How to wrangle data and manage your AI pipeline

Rahul Singhal, who led IBM Watson products and now serves as chief product officer at Innodata, has a few strong beliefs about AI. One is that Google CEO Sundar Pichai is right: AI will have more impact on society than electricity. The other is a saying you've probably heard before: "garbage in, garbage out."

Managing an AI pipeline is all about the data, he believes. In fact, Singhal says 80% of every AI budget should be spent specifically on ensuring you have high quality training data. Seeing as Innodata, a data engineering company, specializes in creating and annotating datasets (and sometimes customized models) for its clients, he of course has a vested interest in this spend. But it's true that data is messy, difficult to obtain, and has historically been plagued by bias, a fact widely affecting the ethics and success of AI today. A model is nothing without good data.

VentureBeat recently chatted with Singhal for his thoughts on how enterprises can best approach data, launch AI initiatives, and manage AI pipelines. He also pulled back the curtain on the company's own processes and approach to bias and explainability.

This interview has been edited for brevity and clarity.

VentureBeat: Tell me about the AI journey Innodata has been on over the past few years. What made the company decide to incorporate more AI, and what were you looking to achieve with it?

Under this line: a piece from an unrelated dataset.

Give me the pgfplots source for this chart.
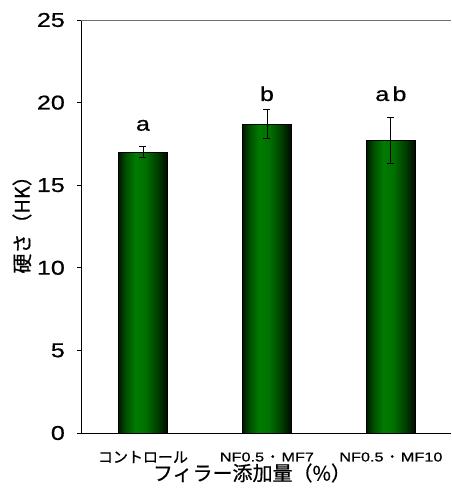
\documentclass[border=0pt]{standalone}
\usepackage{pgfplots}
\pgfplotsset{compat=1.18}
\usepackage{fontspec}
\setmainfont{Liberation Sans}
\newfontfamily\latf[FakeStretch=1.25,FakeBold=0.6]{Liberation Sans}
\newfontfamily\jpf[FakeBold=0.6]{Noto Sans CJK JP}
\definecolor{gE1}{RGB}{0,22,0}
\definecolor{gE2}{RGB}{0,80,0}
\definecolor{gmid}{RGB}{0,124,0}
\definecolor{gmid2}{RGB}{0,112,0}
\definecolor{gE3}{RGB}{0,60,0}
\definecolor{gE4}{RGB}{0,8,0}
\definecolor{topline}{RGB}{110,110,110}
\pgfdeclarehorizontalshading{barshade}{100bp}{color(0bp)=(gE1); color(25bp)=(gE1); color(32.5bp)=(gE2); color(42.5bp)=(gmid); color(52.5bp)=(gmid2); color(65bp)=(gE3); color(75bp)=(gE4); color(100bp)=(gE4)}
\pgfplotsset{
  greenbar/.style={ybar, bar width=0.4, draw=black, line width=0.6bp,
    shading=barshade,
    error bars/.cd, y dir=both, y explicit,
    error bar style={black, line width=0.8bp},
    error mark options={rotate=90, mark size=3.5bp, line width=0.8bp}},
}
\begin{document}
\begin{tikzpicture}
\begin{axis}[
  scale only axis,
  width=370bp, height=413bp,
  xmin=-0.5, xmax=2.485,
  ymin=0, ymax=25,
  ytick={0,5,10,15,20,25},
  xtick={0,1,2},
  xticklabels={{\jpf\fontsize{15bp}{15bp}\selectfont コントロール},
               {\latf\fontsize{13bp}{13bp}\selectfont NF0.5\,{\jpf ・}\,MF7},
               {\latf\fontsize{13bp}{13bp}\selectfont NF0.5\,{\jpf ・}\,MF10}},
  axis x line*=bottom,
  axis y line*=left,
  axis line style={black, line width=0.8bp, -},
  tick align=outside,
  x tick style={draw=none},
  y tick style={black, line width=0.8bp},
  major tick length=4bp,
  /pgf/number format/assume math mode=true,
  yticklabel style={font=\latf\fontsize{20bp}{20bp}\selectfont, anchor=east, inner sep=0pt, xshift=-12bp},
  xticklabel style={anchor=center, inner sep=0pt, yshift=-20bp},
  xlabel={\jpf\fontsize{20bp}{20bp}\selectfont フィラー添加量（\%）},
  xlabel style={at={(rel axis cs:0.462,0)}, anchor=center, yshift=-40bp},
  ylabel={\jpf\fontsize{20bp}{20bp}\selectfont 硬さ（HK）},
  ylabel style={at={(rel axis cs:0,0.516)}, anchor=center, rotate=0, yshift=59bp},
  clip=false,
]
\coordinate (BL) at (rel axis cs:0,0);
\coordinate (TR) at (rel axis cs:1,1);
\draw[topline, line width=0.8bp] (rel axis cs:0,1) -- (rel axis cs:1,1);
\addplot[greenbar] coordinates {(0,17.0) +- (0,0.33)};
\addplot[greenbar] coordinates {(1,18.7) +- (0,0.86)};
\addplot[greenbar] coordinates {(2,17.7) +- (0,1.38)};
\node[font=\latf\fontsize{20bp}{20bp}\selectfont, anchor=base] at (axis cs:0,18.3) {a};
\node[font=\latf\fontsize{20bp}{20bp}\selectfont, anchor=base] at (axis cs:1,20.1) {b};
\node[font=\latf\fontsize{20bp}{20bp}\selectfont, anchor=base] at (axis cs:2,20.1) {a\,b};
\end{axis}
\useasboundingbox ([shift={(-81bp,-60bp)}]BL) rectangle ([shift={(0bp,20bp)}]TR);
\end{tikzpicture}
\end{document}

Rahul Singhal: Innodata has been investing heavily in AI for the last six years, and we've built a lot of interesting AI models to automate the content transformation journey for our clients. Three years ago when the CEO, Jack Abuhoff, asked me to join Innodata, one of my premises for joining was that AI is not going to be successful if you don't have three key ingredients. First, you need to have lots of proprietary content, or access to proprietary content. Second, you need to have lots of subject matter experts and an ability to create pristine quality training data. And third, you need data scientists who are training these models and can then lead and build a large AI pipeline.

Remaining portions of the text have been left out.